Unfortunately, Mr Thackeray has done no good to Maharashtra by making hideous comments about North Indians in Mumbai. His funda is to stay in the news by creating one controversy after another, writes Nitasha Sharma.

india Updated: Sep 17, 2008, 22:22 IST
Nitasha Sharma
Nitasha Sharma
Hindustan Times

Main ek Hindustani hun


Me Bharatiya aahe

Whether I speak in Hindi or Marathi, the meaning remains the same: I am an Indian. I live in a free country and have the freedom to decide the language I speak and the religion I follow.

But Raj Thackeray, the founder and president of Maharashtra Navnirman Sena, does not seem to understand this.

Unfortunately, Mr Thackeray has done no good to Maharashtra by making hideous comments about North Indians in Mumbai. He has portrayed himself as a narrow-minded man. Not only that, he also harmed the city's cosmopolitan image. His funda is to stay in the news by creating one controversy after another.

Raj Thackeray projected himself as a true politician and patted his back for being a true Marathi by pulling the Bachchan family in a dispute for opening a school in Uttar Pradesh in February 2008.

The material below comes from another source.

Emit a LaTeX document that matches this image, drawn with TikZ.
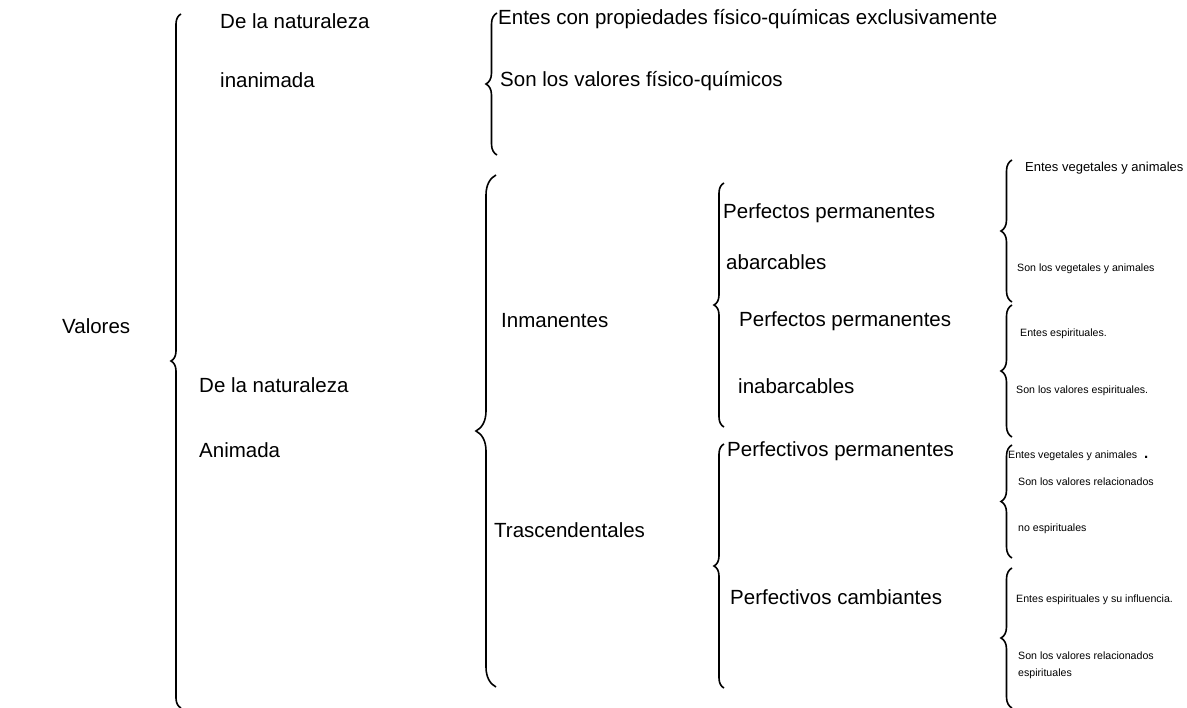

Now, MNS has accused Jaya Bachchan for insulting Marathi sentiments after her comments in a promotional event "Hum UP ke log hai, hume Hindi mein baat karni chahiye." (We are from Uttar Pradesh and should speak in Hindi).

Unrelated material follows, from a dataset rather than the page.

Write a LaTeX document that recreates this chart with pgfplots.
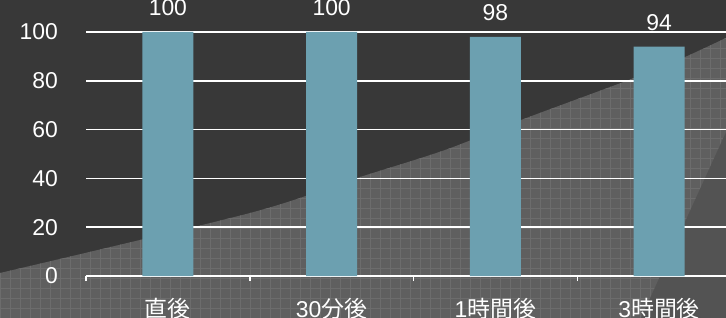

After Bachchans', the Shiv Sena attacked another superstar. "Mumbai made Khan a badshah [king], but he still calls himself a Dilliwala. If that is the case, why did you come to Mumbai," said an editorial in Saamna, the Sena mouthpiece. It also warned Jaya and Khan "not to test Maharashtrians' patience".

Vote Bank Politics
Raj Thackeray's MNS has not been politically successful in the state. So is he trying to capture the Marathi-manus agenda and trying to win support?

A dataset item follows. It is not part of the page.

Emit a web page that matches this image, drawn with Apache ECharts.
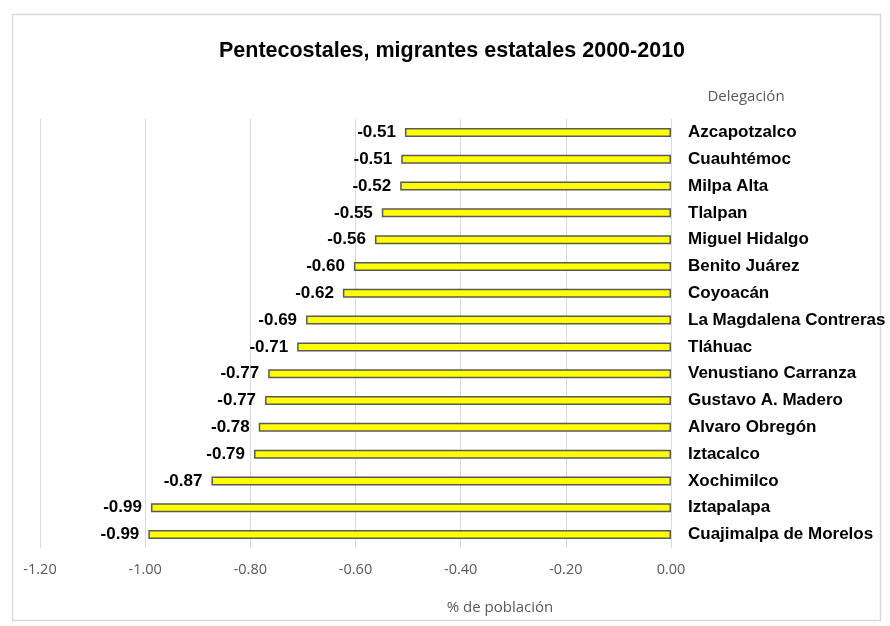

"I stay in the same area in Mumbai where Saamna press is located. Blaming the famous people is sheer politics and nothing else. The MNS is trying to gain vote bank without realizing that the vote bank lies in whole Maharashtra and not just Mumbai," says Syed Ashfaque, a Maharashtrian currently working in Delhi.

He also says, "Mumbai is the Singapore of India. If outsiders don't come in the city and work the city will drown."

"It is of course politics," adds Venkat, a Mumbai-based media professional.

But I am against people who don't want to learn the language of the place they live and earn the money from. If you live in Maharashtra for 22 years, your knowledge of the Marathi language would be decent enough.

North Indians' verdict
"I have been living in Mumbai from the past eight years. I have never faced any problem. In fact the only reason I came to Mumbai for work was because I think people here are very friendly and warm," says Lovelina, an airhostess with a reputed airline.

"Now I am married to a Maharashtrian, my new extended family is also very sweet. I have never felt that I am not one amongst them but a Punjabi," she asserts.

Sanket Gujjal, a marketing professional who has recently gone to Mumbai for training in a reputed firm, has the same verdict. "Mumbai is a city of dreams; from people to food - everything is perfect. I don't understand what is with the political parties!"

"But on a different note, learning the language of the state that you have gone for work is very beneficial. It helps you to communicate well with the locals, with whom you can't expect to communicate in English or your own mother tongue at all times."

It's high time for MNS to realise that if they don't stop these shameful act non-Marathis would stop coming to the state, and as a result the India's financial capital would go down and die one day.

There are better ways to stay in the news - help the fight against terrorism or help to serve a cause. Think about it.